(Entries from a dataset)

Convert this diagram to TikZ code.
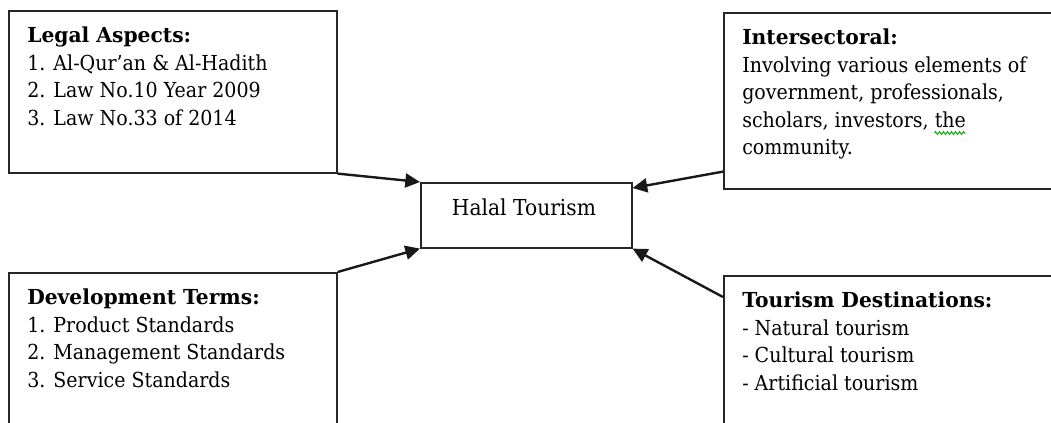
\documentclass[tikz,border=0pt]{standalone}
\usepackage{fontspec}
\setmainfont{DejaVu Serif}[FakeStretch=0.92, BoldFeatures={FakeStretch=0.98}]
\usetikzlibrary{arrows.meta,calc,decorations.pathmorphing}
\newcommand{\fs}{\fontsize{15.5}{20.6}\selectfont}
\newlength{\squigstart}
\newlength{\squigwd}
\definecolor{spellgreen}{RGB}{40,170,40}
\begin{document}
\settowidth{\squigstart}{\fs scholars, investors, }%
\settowidth{\squigwd}{\fs the}%
\begin{tikzpicture}[x=0.75pt,y=-0.75pt,
  box/.style={draw=black!85, line width=1.2pt, rectangle, inner sep=0pt, anchor=north west},
  txt/.style={anchor=north west, inner sep=0pt, align=left, font=\fs},
  arr/.style={line width=1.8pt, black!90, -{Triangle[length=11pt,width=10.5pt]}},
  spell/.style={spellgreen, line width=0.9pt, decorate, decoration={zigzag, amplitude=1pt, segment length=3pt}}]
\useasboundingbox (0,0) rectangle (1051,422);
\clip (0,0) rectangle (1051,422);
\node[box, minimum width=246pt, minimum height=121.5pt] (legal) at (8,10) {};
\node[box, minimum width=258pt, minimum height=132pt] (inter) at (723,12) {};
\node[box, minimum width=246pt, minimum height=130pt] (dev) at (8,272) {};
\node[box, minimum width=258pt, minimum height=130pt] (dest) at (723,275) {};
\node[box, minimum width=158.25pt, minimum height=48.75pt] (halal) at (420,182) {};
\node[font=\fontsize{16.5}{20}\selectfont, anchor=base, inner sep=0pt] (halaltxt) at (524,215) {Halal Tourism};
\node[txt] (legaltxt) at (27,27) {\textbf{Legal Aspects:}\\1. Al-Qur’an \& Al-Hadith\\2. Law No.10 Year 2009\\3. Law No.33 of 2014};
\node[txt] (intertxt) at (742,29) {\textbf{Intersectoral:}\\Involving various elements of\\government, professionals,\\scholars, investors, the\\community.};
\node[txt] (devtxt) at (27,289) {\textbf{Development Terms:}\\1. Product Standards\\2. Management Standards\\3. Service Standards};
\node[txt] (desttxt) at (742,292) {\textbf{Tourism Destinations:}\\- Natural tourism\\- Cultural tourism\\- Artificial tourism};
\coordinate (squigA) at ($(intertxt.north west)+(\squigstart,-78pt)$);
\coordinate (squigB) at ($(squigA)+(\squigwd,0pt)$);
\draw[spell] (squigA) -- (squigB);
\draw[arr] (legal.south east) -- (halal.north west);
\draw[arr] ($(inter.south west)+(0,-18)$) -- ($(halal.north east)+(0,6)$);
\draw[arr] (dev.north east) -- (halal.south west);
\draw[arr] ($(dest.north west)+(0,22)$) -- (halal.south east);
\end{tikzpicture}
\end{document}
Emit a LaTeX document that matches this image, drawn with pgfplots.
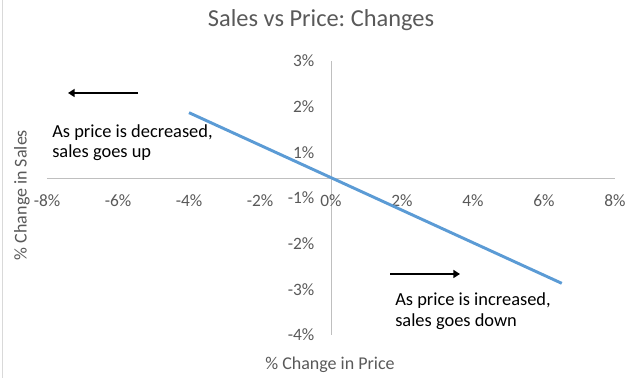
\documentclass[border=0pt]{standalone}
\usepackage{pgfplots}
\pgfplotsset{compat=1.18}
\usepackage{fontspec}
\setmainfont{Carlito}
\usetikzlibrary{arrows.meta}
\definecolor{txtgray}{RGB}{89,89,89}
\definecolor{axgray}{RGB}{191,191,191}
\definecolor{xlblue}{RGB}{91,155,213}
\frenchspacing
\begin{document}
\begin{tikzpicture}
\useasboundingbox (0,0) rectangle (481.5pt,283.5pt);
\draw[color={rgb,255:red,217;green,217;blue,217},line width=0.75pt] (1.5pt,0pt) -- (1.5pt,283.5pt);
\begin{axis}[
  at={(35.25pt,32.25pt)}, anchor=south west,
  scale only axis, width=426pt, height=205.5pt,
  xmin=-8, xmax=8, ymin=-4, ymax=3,
  axis lines=middle,
  axis line style={color=axgray, line width=0.75pt, -},
  major tick length=0pt,
  hide obscured x ticks=false,
  hide obscured y ticks=false,
  xtick={-8,-6,-4,-2,0,2,4,6,8},
  xticklabels={-8\%,-6\%,-4\%,-2\%,0\%,2\%,4\%,6\%,8\%},
  ytick={-4,-2.8333,-1.6667,-0.5,0.6667,1.8333,3},
  yticklabels={-4\%,-3\%,-2\%,-1\%,1\%,2\%,3\%},
  tick label style={font=\fontsize{13}{15}\selectfont, text=txtgray},
  xticklabel style={anchor=center, yshift=-16.5pt},
  yticklabel style={anchor=east, xshift=-9pt},
  clip=false,
]
\addplot[color=xlblue, line width=2.2pt] coordinates {(-4,1.68) (0,0.02) (6.5,-2.68)};
\end{axis}
\node[font=\fontsize{18.3}{21}\selectfont, text=txtgray] at (240.75pt,268.5pt) {Sales vs Price: Changes};
\node[font=\fontsize{13.5}{16}\selectfont, text=txtgray] at (247.5pt,9.75pt) {\% Change in Price};
\node[font=\fontsize{13.5}{16}\selectfont, text=txtgray, rotate=90] at (16.5pt,137.25pt) {\% Change in Sales};
\draw[line width=1.5pt, -{Triangle[length=5pt,width=6pt]}] (103.5pt,213.75pt) -- (51pt,213.75pt);
\draw[line width=1.5pt, -{Triangle[length=5pt,width=6pt]}] (292.5pt,78pt) -- (345pt,78pt);
\node[font=\fontsize{13.8}{15}\selectfont, align=left, anchor=west, inner sep=0pt] at (39pt,176.25pt) {As price is decreased,\\sales goes up};
\node[font=\fontsize{13.8}{15.5}\selectfont, align=left, anchor=west, inner sep=0pt] at (296.25pt,49.9pt) {As price is increased,\\sales goes down};
\end{tikzpicture}
\end{document}
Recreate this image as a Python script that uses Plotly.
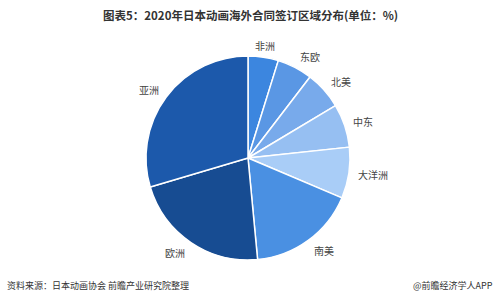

DO THIS: Pick out every line with the string "that" and copy it.

OUTPUT OF THE EXERCISE:
Emit a LaTeX document that matches this image, drawn with pgfplots.
Recreate this image as a Python script that uses Plotly.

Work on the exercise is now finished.